Hydrogen Segregation in Palladium and the Combined Effects of Temperature and Defects on Mechanical Properties

TL;DR

This study uses atomistic simulations to explore how hydrogen, temperature, and structural defects affect the mechanical strength of palladium, revealing that these factors collectively promote material degradation and hydrogen trapping at grain boundaries.

Contribution

It provides new insights into the combined effects of defects, hydrogen, and temperature on palladium's mechanical properties through atomistic modeling.

Findings

Hydrogen localizes at grain boundaries at room temperature.

Defects and hydrogen synergistically weaken mechanical strength.
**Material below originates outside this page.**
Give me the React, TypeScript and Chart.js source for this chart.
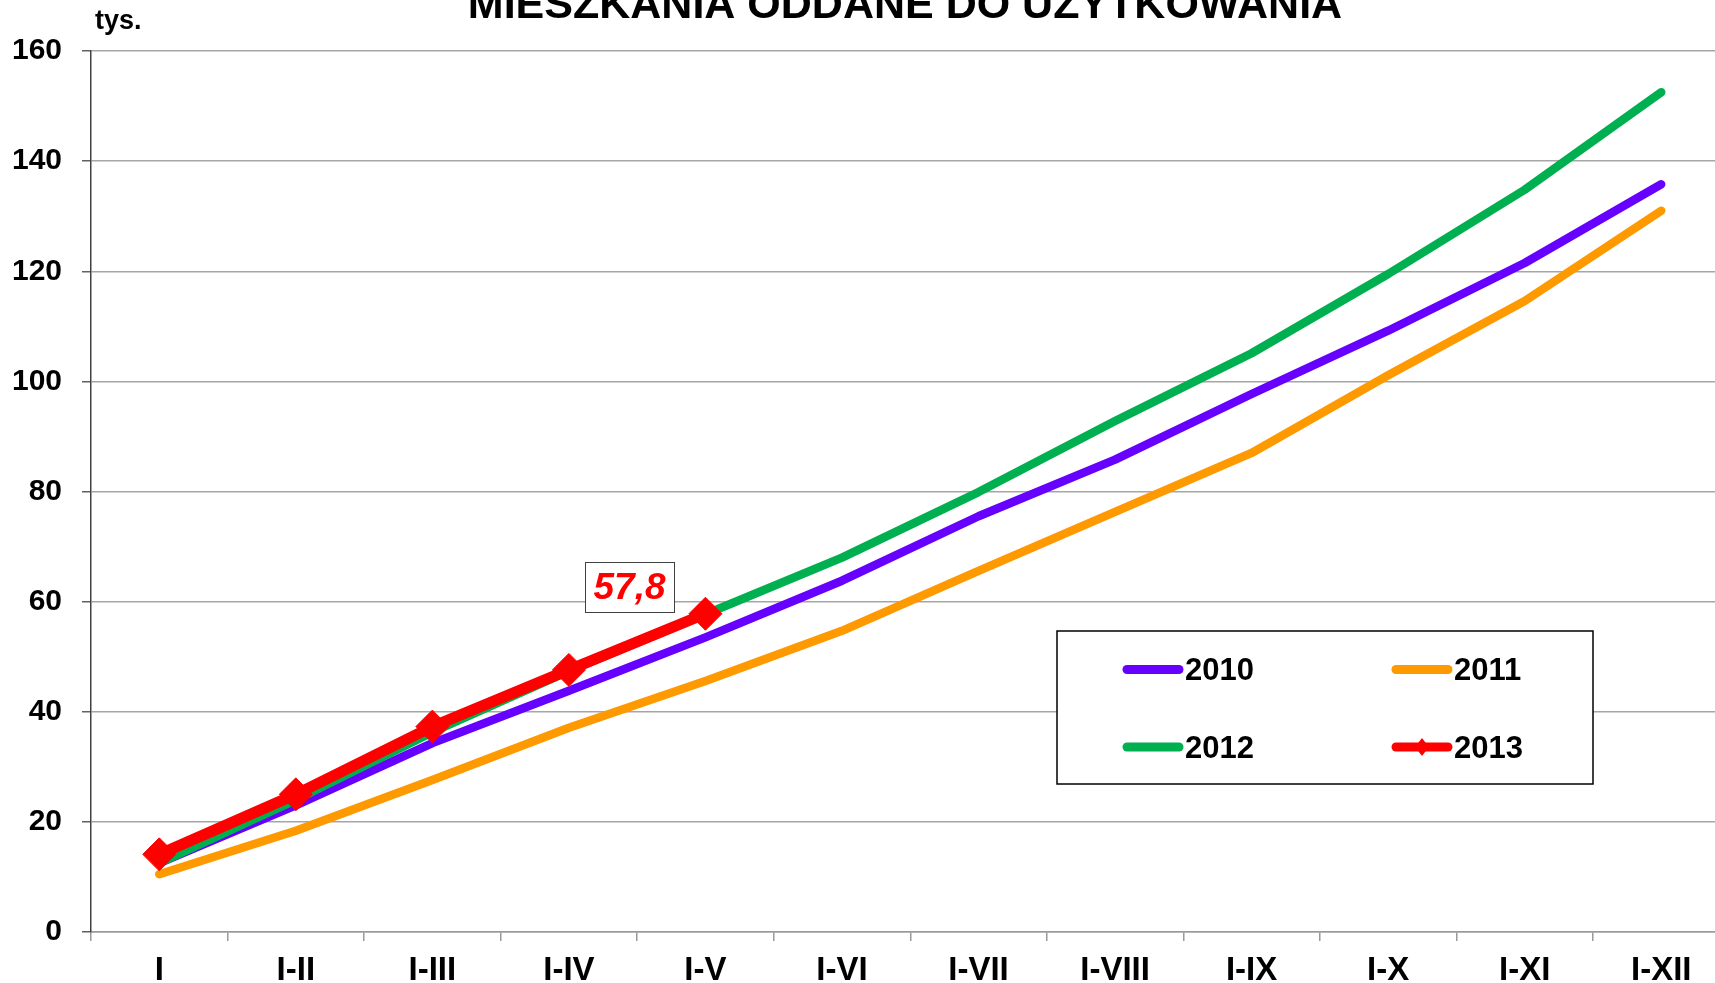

Hydrogen trapping is enhanced by vacancies and grain boundaries.

Abstract

Atomistic calculations were carried out to investigate the mechanical properties of Pd crystals as a combined function of structural defects, hydrogen concentration and high temperature. These factors are found to individually induce degradation in the mechanical strength of Pd in a monotonous manner. In addition, defects such as vacancies and grain boundaries could provide a driving force for hydrogen segregation, thus enhance the tendency for their trapping. The simulations show that hydrogen maintains the highest localization at grain boundaries at ambient temperatures. This finding correlates well with the experimental observation that hydrogen embrittlement is more frequently observed around room temperature. The strength-limiting mechanism of mechanical failures induced by hydrogen is also discussed, which supports the hydrogen-enhanced localized plasticity theorem.